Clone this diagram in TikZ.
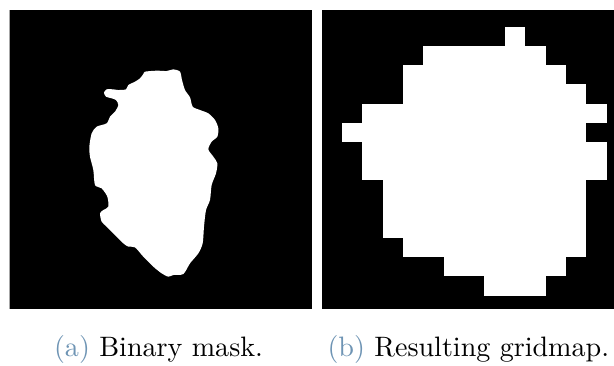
\documentclass[tikz,border=0pt]{standalone}
\usepackage{tikz}

\definecolor{capblue}{RGB}{110,148,180}

\tikzset{
    panel/.style={fill=black},
    caption/.style={anchor=base west, inner sep=0pt, font=\normalsize}
}

\begin{document}
\begin{tikzpicture}[x=0.356pt, y=-0.356pt]
        \useasboundingbox (0, 0) rectangle (614, 365);

        % left panel: the binary mask
        \fill[panel] (9, 10) rectangle (312, 309);
        \draw[gray!70, line width=0.3pt] (9.3, 10) -- (9.3, 309);
        \begin{scope}[scale=1/3]
            \fill[white] plot[smooth cycle, tension=0.45] coordinates {
                (435,215) (470,212) (500,213) (520,208) (540,215) (546,240)
                (555,270) (570,292) (578,320) (600,330) (625,340) (645,360)
                (655,385) (652,410) (635,425) (625,448) (640,470) (652,490)
                (648,520) (635,555) (630,600) (618,630) (612,680) (608,730)
                (595,760) (570,790) (550,822) (520,825) (505,830) (485,820)
                (460,800) (430,770) (405,742) (385,740) (370,730) (350,710)
                (320,680) (305,665) (300,640) (310,630) (325,620) (322,590)
                (305,565) (285,555) (280,510) (270,470) (268,440) (275,400)
                (290,380) (320,370) (330,350) (345,335) (355,315) (348,300)
                (335,295) (318,290) (312,278) (320,268) (340,268) (355,270)
                (378,268) (385,255) (405,245) (420,235) (430,222)
            };
        \end{scope}

        % right panel: the resulting gridmap
        \fill[panel] (322, 10) rectangle (614, 309);
        \begin{scope}[shift={(321.4, 7.6)}, xscale=20.38, yscale=19.2]
            \foreach \ya/\yb/\xa/\xb in {1/2/9/10, 2/3/5/11, 3/4/4/12, 4/5/4/13,
                    5/6/2/14, 6/7/1/13, 7/9/2/14, 9/12/3/13, 12/13/4/13,
                    13/14/6/12, 14/15/8/11} {
                \fill[white] (\xa, \ya) rectangle (\xb, \yb);
            }
        \end{scope}

        % subcaptions
        \node[caption] (capa) at (53.5, 356) {\textcolor{capblue}{(a)} Binary mask.};
        \node[caption] (capb) at (327, 356) {\textcolor{capblue}{(b)} Resulting gridmap.};
\end{tikzpicture}
\end{document}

### [Brief]
Return the material line for line, from its beginning to the line that contains "rectangle (614, 365);", with the pictures left out.

### [Finished answer]
Clone this diagram in TikZ.
\documentclass[tikz,border=0pt]{standalone}
\usepackage{tikz}

\definecolor{capblue}{RGB}{110,148,180}

\tikzset{
    panel/.style={fill=black},
    caption/.style={anchor=base west, inner sep=0pt, font=\normalsize}
}

\begin{document}
\begin{tikzpicture}[x=0.356pt, y=-0.356pt]
        \useasboundingbox (0, 0) rectangle (614, 365);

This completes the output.